Saturday, September 24, 2016

What the Catholic Author Should to Know About #BooksGoSocial

When prospective writers enter the marketplace, they are often flooded with offers to promote, package, or represent their work...for a fee.  Sadly, the personal investment in creating a literary work sometimes makes it tempting to look for distribution and marketing shortcuts, and this often leads the author to scams of all shape and sizes.  You see, everyone knows how hard it is to sell one's work these days--unless you're someone like James Patterson--and that's why the marketers push so hard to have you purchase their particular brand of literary snake oil.  

Sometimes collections or groups of writers can be the exception.  I am one of the founders, for instance, of the Catholic Writers' Guild, and (until recently) I was a paid member of an online group called #BooksGoSocial.  Part of what ruined my relationship with the group was the copied tweet below.





As a family of fairly new Catholics, we've heard all of this before, you see; it's not new, and it's quite insulting--especially when used as nothing more as a technique to hawk wares online.  There's been much written about this topic, but below is a particularly powerful passage from the opening chapter of The Myth of Hitler's Pope: Pope Pious II and His Secret War Against Nazi Germany by Rabbi David G. Dalin.



...Indeed , in 1951, the eminent British writer (and liberal Catholic) Graham Greene could praise him as "a pope many of us believe will rank among the greatest," an assessment shared by many other Catholics and Jews who hailed the pope for his many efforts to save Jewish lives during World War II.



For your reading interest, here is one of this book's powerful reviews.


This is a stunning book.
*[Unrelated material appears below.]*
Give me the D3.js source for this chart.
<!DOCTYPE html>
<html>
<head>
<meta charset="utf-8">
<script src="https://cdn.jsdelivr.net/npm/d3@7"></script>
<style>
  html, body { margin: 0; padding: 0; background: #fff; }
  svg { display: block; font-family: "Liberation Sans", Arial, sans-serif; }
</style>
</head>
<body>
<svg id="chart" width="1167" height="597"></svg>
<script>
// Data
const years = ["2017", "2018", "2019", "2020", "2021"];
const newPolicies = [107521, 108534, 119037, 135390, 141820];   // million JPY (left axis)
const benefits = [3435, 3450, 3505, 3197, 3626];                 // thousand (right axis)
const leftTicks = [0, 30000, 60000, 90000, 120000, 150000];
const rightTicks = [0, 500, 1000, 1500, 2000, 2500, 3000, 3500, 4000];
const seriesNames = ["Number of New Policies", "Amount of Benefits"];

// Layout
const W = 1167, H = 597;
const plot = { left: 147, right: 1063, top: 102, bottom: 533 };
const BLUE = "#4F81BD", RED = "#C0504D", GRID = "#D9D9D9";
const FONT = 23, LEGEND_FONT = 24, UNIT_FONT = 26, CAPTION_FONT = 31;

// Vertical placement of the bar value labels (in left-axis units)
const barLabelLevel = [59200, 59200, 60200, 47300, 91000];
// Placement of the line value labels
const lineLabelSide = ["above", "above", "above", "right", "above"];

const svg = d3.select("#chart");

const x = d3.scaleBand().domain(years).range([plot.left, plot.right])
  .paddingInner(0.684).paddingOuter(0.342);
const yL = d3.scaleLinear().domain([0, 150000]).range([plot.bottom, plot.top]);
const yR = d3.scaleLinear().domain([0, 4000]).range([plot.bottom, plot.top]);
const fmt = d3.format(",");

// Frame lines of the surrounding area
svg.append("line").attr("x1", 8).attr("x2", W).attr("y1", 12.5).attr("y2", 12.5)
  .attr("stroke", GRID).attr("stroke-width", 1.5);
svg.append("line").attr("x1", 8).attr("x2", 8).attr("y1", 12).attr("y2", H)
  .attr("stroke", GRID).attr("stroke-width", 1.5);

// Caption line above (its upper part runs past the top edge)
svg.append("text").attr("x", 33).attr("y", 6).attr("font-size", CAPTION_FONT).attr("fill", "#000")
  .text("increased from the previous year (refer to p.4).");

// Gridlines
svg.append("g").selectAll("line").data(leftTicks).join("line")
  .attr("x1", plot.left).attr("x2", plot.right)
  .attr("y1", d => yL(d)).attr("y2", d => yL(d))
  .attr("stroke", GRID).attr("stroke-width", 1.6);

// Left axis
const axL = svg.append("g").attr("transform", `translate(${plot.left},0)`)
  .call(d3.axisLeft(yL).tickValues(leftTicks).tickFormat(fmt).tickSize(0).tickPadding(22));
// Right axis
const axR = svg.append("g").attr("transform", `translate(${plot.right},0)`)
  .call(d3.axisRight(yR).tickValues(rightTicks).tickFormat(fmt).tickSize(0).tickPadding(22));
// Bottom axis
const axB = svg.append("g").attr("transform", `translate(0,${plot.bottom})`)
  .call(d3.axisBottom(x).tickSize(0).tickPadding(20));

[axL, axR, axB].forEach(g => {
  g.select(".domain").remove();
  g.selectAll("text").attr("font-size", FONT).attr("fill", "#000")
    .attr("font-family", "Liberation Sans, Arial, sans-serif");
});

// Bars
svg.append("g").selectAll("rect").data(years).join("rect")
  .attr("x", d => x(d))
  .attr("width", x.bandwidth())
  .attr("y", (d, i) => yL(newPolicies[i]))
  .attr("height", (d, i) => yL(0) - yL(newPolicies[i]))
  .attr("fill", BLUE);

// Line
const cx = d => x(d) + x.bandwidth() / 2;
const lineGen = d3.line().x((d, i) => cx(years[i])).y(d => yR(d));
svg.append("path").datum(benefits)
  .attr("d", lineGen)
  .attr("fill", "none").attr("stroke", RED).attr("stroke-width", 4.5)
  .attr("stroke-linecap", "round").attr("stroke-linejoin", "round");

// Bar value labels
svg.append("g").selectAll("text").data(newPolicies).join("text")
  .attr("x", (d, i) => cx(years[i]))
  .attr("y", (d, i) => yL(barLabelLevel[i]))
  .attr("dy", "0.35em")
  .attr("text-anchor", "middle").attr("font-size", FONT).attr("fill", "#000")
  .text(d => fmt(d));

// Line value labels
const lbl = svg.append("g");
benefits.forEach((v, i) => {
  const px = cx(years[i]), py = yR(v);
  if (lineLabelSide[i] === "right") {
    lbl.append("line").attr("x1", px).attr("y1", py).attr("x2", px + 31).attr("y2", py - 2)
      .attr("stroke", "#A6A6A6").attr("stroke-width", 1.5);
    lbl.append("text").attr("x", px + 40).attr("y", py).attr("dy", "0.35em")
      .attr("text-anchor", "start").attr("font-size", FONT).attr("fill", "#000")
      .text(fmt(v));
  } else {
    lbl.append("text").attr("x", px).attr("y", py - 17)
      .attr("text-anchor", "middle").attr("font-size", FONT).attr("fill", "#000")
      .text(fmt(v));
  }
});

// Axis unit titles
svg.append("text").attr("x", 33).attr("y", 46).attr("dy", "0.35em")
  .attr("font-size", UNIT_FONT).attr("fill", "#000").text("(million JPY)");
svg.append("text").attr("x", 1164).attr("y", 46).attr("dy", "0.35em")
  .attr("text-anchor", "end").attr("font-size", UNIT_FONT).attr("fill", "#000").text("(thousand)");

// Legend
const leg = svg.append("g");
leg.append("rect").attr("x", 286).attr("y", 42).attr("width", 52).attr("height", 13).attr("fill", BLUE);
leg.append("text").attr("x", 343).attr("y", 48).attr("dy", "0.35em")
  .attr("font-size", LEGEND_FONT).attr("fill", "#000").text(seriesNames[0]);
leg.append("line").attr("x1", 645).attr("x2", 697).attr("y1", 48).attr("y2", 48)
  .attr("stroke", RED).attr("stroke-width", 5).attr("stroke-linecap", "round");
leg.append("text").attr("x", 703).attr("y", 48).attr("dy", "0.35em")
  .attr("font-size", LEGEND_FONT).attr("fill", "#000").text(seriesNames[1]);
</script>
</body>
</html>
I wish I had known more of this material years ago. -- Michael Novak, George Frederick Jewett Chair in Religion and Public Policy, American Enterprise Institute for Public Policy Research

Other great works on this divisive period of history include The Pope's Jews: The Vatican's Secret Plan to Save Jews from the Nazis by Gordon Thomas and Church of Spies: The Pope's Secret War Against Hitler by Mark Riebling.  A movie entitled A Hand of Piece, Pope Pius XII and the Holocaust  has also been suggested as an excellent resource, and I look forward to watching it soon.
I would also draw your attention to Catholic saints such as Maximilian Kolbe: people who died trying to save others from the horrors of the Nazi death camps.  Saint Kolbe was certainly not alone in his fight; there are more than a hundred Catholic martyrs from this period.  (Of course, this doesn't even touch upon other religious persons outside of the Catholic Church--e.g. Dietrich Bonhoeffer.  That material is for another day's post, however.)

I am sick and tired of people hurling around their unsubstantiated bias and bigotry towards the Catholic Church.  The Catholic Church and Pope Pius XII worked tirelessly in a multitude of ways--from public to private--to save as many of the Jews (and others) as possible.  After all, if Christianity is seen as a fulfillment of Judaism, then the Jews are closely connected to our spiritual lives and journey home.  More importantly, however, they are human beings created in the image of God.

So, if you're a Catholic and you belong to this online group, I would urge you to leave it behind--at least until Laurence O'Bryan offers an apology.  Given the subject matter of his books, however...I won't hold my breath; vitriolic anti-Catholic drivel is likely one of his promotional avenues.